Swine flu vaccine is now available in the US as a spray for children, and will be available as shots for adults soon. However, many Americans have decided not to vaccinate themselves. The reasons are various — the vaccine is untested, it uses adjuvants that are toxic, it causes a rare nervous disorder, and so on. Critics cite the deaths caused by a swine flu vaccine in 1976, when the US government embarked on a mandatory mass vaccination campaign.

Several interest groups campaign against vaccinations. In New York, healthcare workers protested against mandatory swine flu shots, forcing the authorities to make the vaccine optional.

“There also remains a significant shortage of the vaccines in many countries,” says Sandra Quinn, author of the Pittsburgh study. “Given this, our finding that few people would accept a new but not yet fully approved H1N1 vaccine or drug is worrisome.”

This leaves the US public health authorities faced with a double problem — make the vaccine in large numbers, and persuade people to take it.

The swine flu situation has reopened an old debate in the US, and would possibly do so in other countries. What should one do when a potentially serious pandemic looms, particularly when we do not understand the disease or the culprit well enough? Should authorities vaccinate everybody or only a few high-risk individuals? Who is a high-risk individual for swine flu anyway when it is young healthy people who die the most? If there is little time to develop and test a vaccine, as in this case, what should an individual do? Take the vaccine and hope for the best, or not take it and hope for the best?

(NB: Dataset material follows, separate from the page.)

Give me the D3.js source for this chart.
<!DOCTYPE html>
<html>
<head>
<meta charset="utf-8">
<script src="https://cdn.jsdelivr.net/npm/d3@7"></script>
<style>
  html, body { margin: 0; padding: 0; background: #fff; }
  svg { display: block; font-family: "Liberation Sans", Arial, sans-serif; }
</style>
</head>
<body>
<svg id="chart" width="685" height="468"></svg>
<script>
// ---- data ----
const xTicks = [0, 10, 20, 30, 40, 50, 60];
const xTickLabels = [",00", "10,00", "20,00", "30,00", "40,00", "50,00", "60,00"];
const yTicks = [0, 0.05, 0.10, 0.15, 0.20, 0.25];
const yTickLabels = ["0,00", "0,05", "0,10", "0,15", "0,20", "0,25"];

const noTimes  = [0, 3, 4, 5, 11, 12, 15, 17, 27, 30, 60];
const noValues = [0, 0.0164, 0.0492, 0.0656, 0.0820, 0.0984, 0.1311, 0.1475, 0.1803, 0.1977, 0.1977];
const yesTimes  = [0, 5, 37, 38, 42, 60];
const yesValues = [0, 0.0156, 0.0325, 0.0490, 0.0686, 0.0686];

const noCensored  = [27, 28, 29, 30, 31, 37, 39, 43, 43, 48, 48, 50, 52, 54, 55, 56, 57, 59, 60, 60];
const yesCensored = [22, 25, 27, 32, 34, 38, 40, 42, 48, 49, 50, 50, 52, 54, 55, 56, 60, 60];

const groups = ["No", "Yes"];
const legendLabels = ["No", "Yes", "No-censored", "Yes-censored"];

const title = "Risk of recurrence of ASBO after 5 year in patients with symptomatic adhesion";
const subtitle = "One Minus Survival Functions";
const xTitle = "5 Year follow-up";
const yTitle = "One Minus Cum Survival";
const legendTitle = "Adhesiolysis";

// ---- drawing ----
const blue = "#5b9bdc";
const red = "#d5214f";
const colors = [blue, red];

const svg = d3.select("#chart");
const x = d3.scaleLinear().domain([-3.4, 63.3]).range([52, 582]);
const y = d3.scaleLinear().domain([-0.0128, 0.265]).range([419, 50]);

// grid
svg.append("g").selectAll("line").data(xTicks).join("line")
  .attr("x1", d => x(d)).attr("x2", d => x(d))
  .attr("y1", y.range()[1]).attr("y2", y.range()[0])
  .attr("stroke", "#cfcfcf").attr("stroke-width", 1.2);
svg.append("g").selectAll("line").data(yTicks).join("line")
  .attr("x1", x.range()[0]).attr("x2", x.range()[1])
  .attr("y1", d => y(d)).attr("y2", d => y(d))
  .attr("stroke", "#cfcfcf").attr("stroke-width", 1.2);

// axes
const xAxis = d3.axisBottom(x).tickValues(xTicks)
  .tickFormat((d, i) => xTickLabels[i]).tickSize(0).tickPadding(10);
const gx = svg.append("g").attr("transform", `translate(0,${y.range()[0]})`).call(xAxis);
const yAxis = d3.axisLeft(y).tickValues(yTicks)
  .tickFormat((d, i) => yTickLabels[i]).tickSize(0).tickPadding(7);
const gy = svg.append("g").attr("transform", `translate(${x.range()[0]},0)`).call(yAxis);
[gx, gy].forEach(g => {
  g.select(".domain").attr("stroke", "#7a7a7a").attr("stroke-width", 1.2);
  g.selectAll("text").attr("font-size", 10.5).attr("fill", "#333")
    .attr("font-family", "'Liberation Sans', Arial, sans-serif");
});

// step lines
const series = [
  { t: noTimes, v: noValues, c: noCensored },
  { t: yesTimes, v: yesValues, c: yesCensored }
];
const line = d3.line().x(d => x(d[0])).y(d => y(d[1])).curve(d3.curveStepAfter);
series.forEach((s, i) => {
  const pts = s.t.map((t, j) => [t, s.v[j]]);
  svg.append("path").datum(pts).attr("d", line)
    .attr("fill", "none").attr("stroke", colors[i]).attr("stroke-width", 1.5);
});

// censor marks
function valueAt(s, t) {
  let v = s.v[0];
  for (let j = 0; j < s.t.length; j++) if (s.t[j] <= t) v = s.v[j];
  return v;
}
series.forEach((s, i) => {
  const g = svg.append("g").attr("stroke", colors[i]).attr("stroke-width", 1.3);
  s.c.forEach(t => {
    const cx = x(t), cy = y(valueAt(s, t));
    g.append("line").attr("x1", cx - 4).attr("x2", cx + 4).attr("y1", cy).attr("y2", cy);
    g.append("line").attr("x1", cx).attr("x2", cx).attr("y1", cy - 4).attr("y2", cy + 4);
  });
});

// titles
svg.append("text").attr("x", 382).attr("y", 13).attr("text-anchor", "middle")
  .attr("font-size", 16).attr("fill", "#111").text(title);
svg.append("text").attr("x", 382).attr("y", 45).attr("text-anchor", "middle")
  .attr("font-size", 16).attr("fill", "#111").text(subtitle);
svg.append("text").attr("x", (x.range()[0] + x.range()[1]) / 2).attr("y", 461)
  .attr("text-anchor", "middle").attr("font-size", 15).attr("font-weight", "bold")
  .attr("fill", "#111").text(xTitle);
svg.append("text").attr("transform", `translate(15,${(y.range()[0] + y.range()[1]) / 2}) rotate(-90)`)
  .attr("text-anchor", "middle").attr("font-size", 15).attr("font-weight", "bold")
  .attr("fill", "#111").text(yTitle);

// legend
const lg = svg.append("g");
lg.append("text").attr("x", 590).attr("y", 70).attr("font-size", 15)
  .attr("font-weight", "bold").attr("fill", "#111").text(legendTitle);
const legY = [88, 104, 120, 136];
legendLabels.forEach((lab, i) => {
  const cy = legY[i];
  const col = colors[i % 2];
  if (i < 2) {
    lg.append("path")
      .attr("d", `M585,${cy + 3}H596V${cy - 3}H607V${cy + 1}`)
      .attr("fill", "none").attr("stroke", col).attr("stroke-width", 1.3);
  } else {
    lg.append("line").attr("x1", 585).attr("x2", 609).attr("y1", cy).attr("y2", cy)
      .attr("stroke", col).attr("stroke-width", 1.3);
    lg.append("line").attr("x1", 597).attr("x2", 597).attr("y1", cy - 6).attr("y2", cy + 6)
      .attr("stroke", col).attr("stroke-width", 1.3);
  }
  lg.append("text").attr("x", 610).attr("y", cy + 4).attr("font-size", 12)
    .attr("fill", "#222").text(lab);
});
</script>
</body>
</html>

Scientists often encounter situations the essence of which they may not understand. For example, we still do not completely comprehend things like gravity, photosynthesis, earthquakes or viruses. We do not understand precisely how some common diseases are caused, or how many drugs work. In the absence of a clear understanding, scientists resort to one practice, particularly in medicine — use statistical analysis to formulate strategies.

In the case of swine flu, the statistics tell a clear story. The ailment is far more dangerous than seasonal flu, probably 10 times more. About one in 10,000 infections result in death, compared to one in 1,00,000 in seasonal flu. Moreover, there is a possibility that the virus would turn more virulent later in the winter. Vaccination, however, is at times risky. It causes some temporary side effects, and in some rare cases, paralysis. So which way would a person go? “In such circumstances, see what does the maximum good for the maximum number people,” says Michael Ranney, statistician and associate professor of cognition and development at the University of California in Berkeley. Ranney studies reasoning and policy making that involve socially important rates and statistics.

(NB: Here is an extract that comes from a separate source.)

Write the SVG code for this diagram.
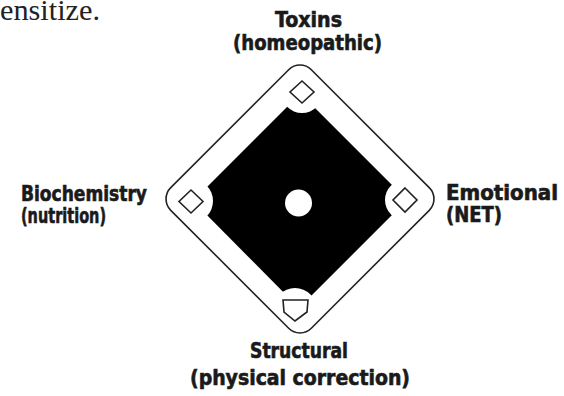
<svg xmlns="http://www.w3.org/2000/svg" width="564" height="396" viewBox="0 0 564 396">
<style>
.lbl{font-family:"DejaVu Sans Condensed","DejaVu Sans",sans-serif;font-weight:bold;font-size:21px;fill:#1a1a1a;stroke:#1a1a1a;stroke-width:0.6}
.base{fill:#fff;stroke:#222;stroke-width:1.6}
</style>
<defs>
<mask id="notch">
<rect x="0" y="0" width="564" height="396" fill="#fff"/>
<circle cx="302" cy="92" r="21" fill="#000"/>
<circle cx="191" cy="201" r="22" fill="#000"/>
<circle cx="405" cy="200" r="20" fill="#000"/>
<circle cx="295" cy="310" r="22" fill="#000"/>
</mask>
</defs>
<text x="0" y="20" font-family="Liberation Serif,serif" font-size="30" fill="#222" textLength="100" lengthAdjust="spacingAndGlyphs">ensitize.</text>
<g id="field">
<rect x="-99.4" y="-99.4" width="198.8" height="198.8" rx="16" fill="#fff" stroke="#222" stroke-width="1.6" transform="translate(300 199) rotate(45)"/>
<polygon points="300.5,93.5 407,200 299,308 193,201" fill="#000" mask="url(#notch)"/>
<circle cx="298.5" cy="203" r="13.5" fill="#fff"/>
</g>
<g id="connectors"></g>
<g id="base-top"><polygon class="base" points="302,81 314,92 302,103 290,92"/></g>
<g id="base-left"><polygon class="base" points="191,190 203,201.5 191,213 179,201.5"/></g>
<g id="base-right"><polygon class="base" points="405,188 417,200 405,212 393,200"/></g>
<g id="base-bottom"><polygon class="base" points="283,300 308,300 307,312 295,321 284,312"/></g>
<g id="toxins">
<text class="lbl" x="275" y="27" textLength="67" lengthAdjust="spacingAndGlyphs">Toxins</text>
<text class="lbl" x="233" y="50" textLength="149" lengthAdjust="spacingAndGlyphs">(homeopathic)</text>
</g>
<g id="biochemistry">
<text class="lbl" x="21" y="201" textLength="126" lengthAdjust="spacingAndGlyphs">Biochemistry</text>
<text class="lbl" x="21" y="223" textLength="85" lengthAdjust="spacingAndGlyphs">(nutrition)</text>
</g>
<g id="emotional">
<text class="lbl" x="446" y="200" textLength="112" lengthAdjust="spacingAndGlyphs">Emotional</text>
<text class="lbl" x="446" y="222" textLength="56" lengthAdjust="spacingAndGlyphs">(NET)</text>
</g>
<g id="structural">
<text class="lbl" x="250" y="358" textLength="98" lengthAdjust="spacingAndGlyphs">Structural</text>
<text class="lbl" x="190" y="385" textLength="220" lengthAdjust="spacingAndGlyphs">(physical correction)</text>
</g>
</svg>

The arguments against the vaccine seem serious at first hearing. It uses a mercury-based compound as an adjuvant, an agent that is added to the vaccine to increase its efficacy. Fears linger from the 1976 programme in the US. Out of the 48 million people given the vaccine, 532 developed a form of paralysis called Guillain-Barré syndrome that was fatal in some cases.

However, vaccine technology as we all know has improved considerably in the last 30 years. The adjuvant would be used in some multiple shot vaccines, but as a compound of mercury that has been used in many vaccines in the past. Despite everything, the fact remains that even the seasonal flu vaccine causes paralysis in one in a million cases.

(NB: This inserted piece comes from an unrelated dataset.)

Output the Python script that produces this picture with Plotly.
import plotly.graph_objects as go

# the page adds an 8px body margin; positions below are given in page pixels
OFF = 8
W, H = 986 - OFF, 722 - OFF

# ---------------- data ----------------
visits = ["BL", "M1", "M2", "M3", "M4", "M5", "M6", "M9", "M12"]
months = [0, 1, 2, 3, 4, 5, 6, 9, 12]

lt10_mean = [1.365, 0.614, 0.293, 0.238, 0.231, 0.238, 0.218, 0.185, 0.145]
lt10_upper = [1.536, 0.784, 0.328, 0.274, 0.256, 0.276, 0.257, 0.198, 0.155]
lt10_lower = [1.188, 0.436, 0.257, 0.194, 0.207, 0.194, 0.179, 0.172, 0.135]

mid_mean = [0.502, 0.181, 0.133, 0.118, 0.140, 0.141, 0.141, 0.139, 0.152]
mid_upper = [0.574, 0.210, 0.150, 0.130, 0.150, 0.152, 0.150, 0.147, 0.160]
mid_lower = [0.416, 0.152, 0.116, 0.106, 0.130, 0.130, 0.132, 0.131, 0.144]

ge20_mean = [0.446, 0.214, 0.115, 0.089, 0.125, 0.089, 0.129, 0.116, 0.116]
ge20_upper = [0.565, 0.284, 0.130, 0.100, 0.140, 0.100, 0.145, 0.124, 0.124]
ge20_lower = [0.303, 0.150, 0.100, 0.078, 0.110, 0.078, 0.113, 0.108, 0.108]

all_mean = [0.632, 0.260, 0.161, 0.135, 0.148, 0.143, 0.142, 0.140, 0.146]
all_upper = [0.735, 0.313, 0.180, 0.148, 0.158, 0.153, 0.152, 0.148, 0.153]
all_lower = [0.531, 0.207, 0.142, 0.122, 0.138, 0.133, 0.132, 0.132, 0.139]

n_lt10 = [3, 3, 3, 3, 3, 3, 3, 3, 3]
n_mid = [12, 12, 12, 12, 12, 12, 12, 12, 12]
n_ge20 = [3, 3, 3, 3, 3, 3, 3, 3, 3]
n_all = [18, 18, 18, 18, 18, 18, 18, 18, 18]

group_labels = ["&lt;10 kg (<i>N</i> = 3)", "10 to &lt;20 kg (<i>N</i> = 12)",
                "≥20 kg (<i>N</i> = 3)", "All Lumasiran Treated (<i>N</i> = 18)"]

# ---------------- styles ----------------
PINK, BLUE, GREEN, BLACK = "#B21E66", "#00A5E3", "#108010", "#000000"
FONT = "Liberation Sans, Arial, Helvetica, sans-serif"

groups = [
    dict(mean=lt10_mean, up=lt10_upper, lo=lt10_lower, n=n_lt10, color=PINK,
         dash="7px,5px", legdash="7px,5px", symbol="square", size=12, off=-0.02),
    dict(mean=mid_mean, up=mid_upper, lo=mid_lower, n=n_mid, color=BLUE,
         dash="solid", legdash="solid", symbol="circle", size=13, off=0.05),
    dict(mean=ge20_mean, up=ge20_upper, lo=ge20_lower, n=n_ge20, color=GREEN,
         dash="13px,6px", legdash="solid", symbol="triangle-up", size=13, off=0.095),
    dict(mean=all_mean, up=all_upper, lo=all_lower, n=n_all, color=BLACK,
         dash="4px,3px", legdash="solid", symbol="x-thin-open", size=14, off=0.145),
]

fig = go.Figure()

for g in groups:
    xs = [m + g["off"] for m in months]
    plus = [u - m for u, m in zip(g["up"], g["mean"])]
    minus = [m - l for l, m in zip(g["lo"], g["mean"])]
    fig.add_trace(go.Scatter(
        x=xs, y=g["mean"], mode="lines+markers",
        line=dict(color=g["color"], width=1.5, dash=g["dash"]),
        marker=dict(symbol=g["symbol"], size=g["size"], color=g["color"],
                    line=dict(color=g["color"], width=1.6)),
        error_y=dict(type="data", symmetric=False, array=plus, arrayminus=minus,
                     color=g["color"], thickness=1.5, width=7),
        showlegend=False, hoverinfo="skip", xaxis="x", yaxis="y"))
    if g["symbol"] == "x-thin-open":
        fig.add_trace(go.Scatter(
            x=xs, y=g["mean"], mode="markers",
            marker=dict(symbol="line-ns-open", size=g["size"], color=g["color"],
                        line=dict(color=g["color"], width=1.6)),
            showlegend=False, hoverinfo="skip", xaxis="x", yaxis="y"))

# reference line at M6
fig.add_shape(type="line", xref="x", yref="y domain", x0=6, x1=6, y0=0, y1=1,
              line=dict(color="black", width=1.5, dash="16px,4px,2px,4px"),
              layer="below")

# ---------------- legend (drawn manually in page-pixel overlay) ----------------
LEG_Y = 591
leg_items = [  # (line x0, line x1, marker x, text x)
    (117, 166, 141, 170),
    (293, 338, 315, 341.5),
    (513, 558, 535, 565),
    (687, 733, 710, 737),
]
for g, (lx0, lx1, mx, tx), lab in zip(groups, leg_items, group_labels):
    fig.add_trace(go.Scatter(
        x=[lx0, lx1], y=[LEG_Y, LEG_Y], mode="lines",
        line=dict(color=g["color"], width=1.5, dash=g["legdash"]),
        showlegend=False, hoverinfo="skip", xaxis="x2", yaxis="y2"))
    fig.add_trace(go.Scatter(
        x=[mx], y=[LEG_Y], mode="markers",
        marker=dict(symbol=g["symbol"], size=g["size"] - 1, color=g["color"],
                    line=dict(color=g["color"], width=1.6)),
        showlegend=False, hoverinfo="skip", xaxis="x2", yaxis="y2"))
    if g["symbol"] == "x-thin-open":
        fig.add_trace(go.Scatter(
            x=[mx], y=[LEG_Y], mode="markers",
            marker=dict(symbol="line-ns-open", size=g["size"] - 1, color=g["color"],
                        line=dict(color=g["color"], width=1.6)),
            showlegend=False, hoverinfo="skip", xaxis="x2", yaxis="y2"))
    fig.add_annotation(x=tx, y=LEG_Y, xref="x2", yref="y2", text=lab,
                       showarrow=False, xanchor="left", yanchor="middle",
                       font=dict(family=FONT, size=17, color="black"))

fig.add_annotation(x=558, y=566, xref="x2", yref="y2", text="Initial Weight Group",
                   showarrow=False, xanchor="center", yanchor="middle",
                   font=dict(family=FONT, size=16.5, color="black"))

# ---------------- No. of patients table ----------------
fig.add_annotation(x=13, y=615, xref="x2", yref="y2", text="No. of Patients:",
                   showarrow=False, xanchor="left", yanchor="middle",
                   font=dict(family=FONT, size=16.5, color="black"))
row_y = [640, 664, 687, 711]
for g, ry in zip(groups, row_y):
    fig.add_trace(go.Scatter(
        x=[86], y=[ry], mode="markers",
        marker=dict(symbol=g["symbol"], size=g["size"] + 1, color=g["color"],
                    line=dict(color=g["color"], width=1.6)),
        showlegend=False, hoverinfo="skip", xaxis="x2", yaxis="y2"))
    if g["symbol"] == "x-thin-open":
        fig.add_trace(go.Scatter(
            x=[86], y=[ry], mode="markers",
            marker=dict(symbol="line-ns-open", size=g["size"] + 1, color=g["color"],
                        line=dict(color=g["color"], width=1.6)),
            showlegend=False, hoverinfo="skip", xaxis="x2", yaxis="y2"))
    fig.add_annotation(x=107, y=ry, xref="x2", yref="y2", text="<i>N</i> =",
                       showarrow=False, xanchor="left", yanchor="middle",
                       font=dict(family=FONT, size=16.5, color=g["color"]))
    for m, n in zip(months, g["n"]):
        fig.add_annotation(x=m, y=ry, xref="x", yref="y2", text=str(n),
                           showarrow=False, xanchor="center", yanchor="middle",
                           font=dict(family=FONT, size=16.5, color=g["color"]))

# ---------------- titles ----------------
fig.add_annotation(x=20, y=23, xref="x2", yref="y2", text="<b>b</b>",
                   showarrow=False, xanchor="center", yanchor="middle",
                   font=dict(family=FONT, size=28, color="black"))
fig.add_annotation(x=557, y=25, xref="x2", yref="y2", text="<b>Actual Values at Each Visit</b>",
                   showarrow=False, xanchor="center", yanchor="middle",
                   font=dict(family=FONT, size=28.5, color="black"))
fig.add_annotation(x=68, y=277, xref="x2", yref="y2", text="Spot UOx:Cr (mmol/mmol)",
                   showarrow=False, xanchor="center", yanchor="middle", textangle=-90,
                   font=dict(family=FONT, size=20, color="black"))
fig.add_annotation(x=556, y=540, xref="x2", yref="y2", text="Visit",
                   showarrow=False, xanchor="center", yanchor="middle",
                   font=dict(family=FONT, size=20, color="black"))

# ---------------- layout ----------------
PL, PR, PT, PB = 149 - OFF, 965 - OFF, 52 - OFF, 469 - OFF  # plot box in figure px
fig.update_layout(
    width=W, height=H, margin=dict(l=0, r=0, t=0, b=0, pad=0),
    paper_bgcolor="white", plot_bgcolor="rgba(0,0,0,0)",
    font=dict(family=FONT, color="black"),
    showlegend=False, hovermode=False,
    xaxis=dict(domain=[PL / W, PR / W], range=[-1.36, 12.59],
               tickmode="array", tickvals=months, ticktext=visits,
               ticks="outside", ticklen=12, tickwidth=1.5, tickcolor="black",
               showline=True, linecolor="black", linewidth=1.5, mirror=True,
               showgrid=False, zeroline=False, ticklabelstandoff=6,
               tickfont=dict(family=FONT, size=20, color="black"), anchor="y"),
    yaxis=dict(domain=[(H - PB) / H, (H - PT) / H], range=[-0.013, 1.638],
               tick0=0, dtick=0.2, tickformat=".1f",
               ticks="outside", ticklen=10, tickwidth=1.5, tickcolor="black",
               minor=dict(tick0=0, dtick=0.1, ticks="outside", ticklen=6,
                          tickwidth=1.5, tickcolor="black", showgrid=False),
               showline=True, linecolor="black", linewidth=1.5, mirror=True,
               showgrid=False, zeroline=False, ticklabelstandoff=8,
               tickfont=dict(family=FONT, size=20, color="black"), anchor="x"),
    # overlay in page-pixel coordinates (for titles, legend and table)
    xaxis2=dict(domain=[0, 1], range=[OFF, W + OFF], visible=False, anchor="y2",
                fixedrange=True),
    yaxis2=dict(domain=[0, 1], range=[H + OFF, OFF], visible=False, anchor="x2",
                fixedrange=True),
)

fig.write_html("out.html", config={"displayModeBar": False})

So what should one do? When you balance the risks of taking and not taking the vaccine, there is no doubt which is better. Vaccination causes paralysis in one in a million cases, while flu causes the same disease in 40 out of a million cases. Says T.S. Sridhar, neurologist and professor of molecular medicine at St Johns Hospital in Banglaore, “Guillain-Barré syndrome is rare, and 95 per cent of patients recover from it.”

“Americans do not realise that one in a hundred gets killed on the road,” says Ranney. In that sense then, taking a vaccine is one of the least risky things that we do in life.